But it’s not as simple as it sounds for two reasons. First, the sugary liquid needs to be separated from the malt husks and second the process of dissolving and converting the starch dissolves other stuff as well.
The husks are dry, having been dried by the maltster to arrest germination and prevent the starch reserves being broken down and used to grow new barley plants! When mixed into the mash, the grain can absorb about its own weight in water. The first wort drained out of the mash tun can be very concentrated (a specific gravity of 1.100 or Plato: 23.7˚), about the same as wine, but because so much of the sugar extract remains adhering to the husk and otherwise caught up in the grains, it has to be washed out. Washing out the extract dilutes the overall sugar content. So to keep the sugar concentration very high, a brewer has to forgo a lot of potential sugar, at least half and maybe more (although this can be washed out separately as used as a second low abv beer). So the first reason why brewers don’t choose to make beer as strong as wine is that if they do, it means they either waste money or make a very weak beer as a complementary product. Maybe this consideration is not decisive.

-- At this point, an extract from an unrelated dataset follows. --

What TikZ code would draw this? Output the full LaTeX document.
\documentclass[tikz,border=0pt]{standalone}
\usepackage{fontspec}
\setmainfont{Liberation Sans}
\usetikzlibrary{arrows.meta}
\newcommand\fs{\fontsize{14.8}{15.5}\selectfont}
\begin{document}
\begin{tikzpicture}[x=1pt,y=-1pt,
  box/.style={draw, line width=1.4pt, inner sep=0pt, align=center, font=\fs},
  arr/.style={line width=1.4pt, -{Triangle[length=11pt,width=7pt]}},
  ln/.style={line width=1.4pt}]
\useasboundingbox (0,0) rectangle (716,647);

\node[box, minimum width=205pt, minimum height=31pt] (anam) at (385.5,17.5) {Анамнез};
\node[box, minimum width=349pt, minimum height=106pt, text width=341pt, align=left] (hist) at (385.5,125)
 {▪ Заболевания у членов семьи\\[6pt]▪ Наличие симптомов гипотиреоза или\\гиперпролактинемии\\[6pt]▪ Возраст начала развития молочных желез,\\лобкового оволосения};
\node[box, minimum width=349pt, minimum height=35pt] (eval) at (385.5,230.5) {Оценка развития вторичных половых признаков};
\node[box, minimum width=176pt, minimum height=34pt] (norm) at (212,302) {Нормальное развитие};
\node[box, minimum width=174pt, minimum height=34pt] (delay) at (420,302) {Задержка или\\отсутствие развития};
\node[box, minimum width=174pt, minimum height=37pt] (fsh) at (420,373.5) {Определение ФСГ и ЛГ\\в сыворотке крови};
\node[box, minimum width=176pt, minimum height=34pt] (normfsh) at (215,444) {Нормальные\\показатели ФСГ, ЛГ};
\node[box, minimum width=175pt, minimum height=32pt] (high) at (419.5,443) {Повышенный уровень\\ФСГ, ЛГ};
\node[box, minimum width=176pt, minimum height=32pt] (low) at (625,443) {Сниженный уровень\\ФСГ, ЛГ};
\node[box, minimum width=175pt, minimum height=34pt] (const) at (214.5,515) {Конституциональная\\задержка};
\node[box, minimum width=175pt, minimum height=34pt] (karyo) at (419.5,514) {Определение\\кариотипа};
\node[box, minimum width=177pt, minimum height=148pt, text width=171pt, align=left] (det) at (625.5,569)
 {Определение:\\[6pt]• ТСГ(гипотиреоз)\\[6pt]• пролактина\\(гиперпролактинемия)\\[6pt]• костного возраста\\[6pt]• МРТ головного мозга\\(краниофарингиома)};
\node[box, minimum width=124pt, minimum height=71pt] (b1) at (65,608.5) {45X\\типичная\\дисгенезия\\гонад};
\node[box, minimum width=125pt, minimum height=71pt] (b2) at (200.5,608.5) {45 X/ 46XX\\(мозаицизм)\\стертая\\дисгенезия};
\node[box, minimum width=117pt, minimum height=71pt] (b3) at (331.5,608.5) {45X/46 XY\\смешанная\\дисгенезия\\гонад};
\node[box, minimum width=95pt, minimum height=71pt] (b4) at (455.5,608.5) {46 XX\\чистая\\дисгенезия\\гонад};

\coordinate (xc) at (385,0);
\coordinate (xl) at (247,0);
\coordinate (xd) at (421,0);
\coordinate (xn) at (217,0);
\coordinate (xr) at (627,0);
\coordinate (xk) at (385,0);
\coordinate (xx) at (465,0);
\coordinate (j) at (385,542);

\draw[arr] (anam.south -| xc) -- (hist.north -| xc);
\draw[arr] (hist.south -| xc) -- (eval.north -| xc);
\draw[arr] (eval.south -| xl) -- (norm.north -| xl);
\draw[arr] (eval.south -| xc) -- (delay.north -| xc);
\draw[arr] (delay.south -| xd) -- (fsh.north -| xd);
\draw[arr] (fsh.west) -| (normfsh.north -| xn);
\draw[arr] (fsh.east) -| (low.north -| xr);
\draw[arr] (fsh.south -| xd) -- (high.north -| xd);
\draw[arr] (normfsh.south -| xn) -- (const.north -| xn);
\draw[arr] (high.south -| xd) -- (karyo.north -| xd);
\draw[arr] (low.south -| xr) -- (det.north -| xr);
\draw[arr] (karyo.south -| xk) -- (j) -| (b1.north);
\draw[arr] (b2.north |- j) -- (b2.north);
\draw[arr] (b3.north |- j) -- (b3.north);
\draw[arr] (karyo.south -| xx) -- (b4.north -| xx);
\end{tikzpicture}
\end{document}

In terms of a mass balance, it might go like this. 1kg of malt contains 800g of soluble extract of which roughly ⅔ is fermentble or 53% of the original mass (530g). To dissolve the extract, 2kg water is mixed with the malt. The malt absorbs half the water so only 1 litre is collected. This wort is very concentrated, about 24˚P, or a specific gravity of 1.100. So it weighs 1.1kg and contains 24% extract by weight, or 264g. But not all this extract is fermentable. It represents 264/800 equals 33% of the total soluble material and contains 50% of the available fermentable sugar.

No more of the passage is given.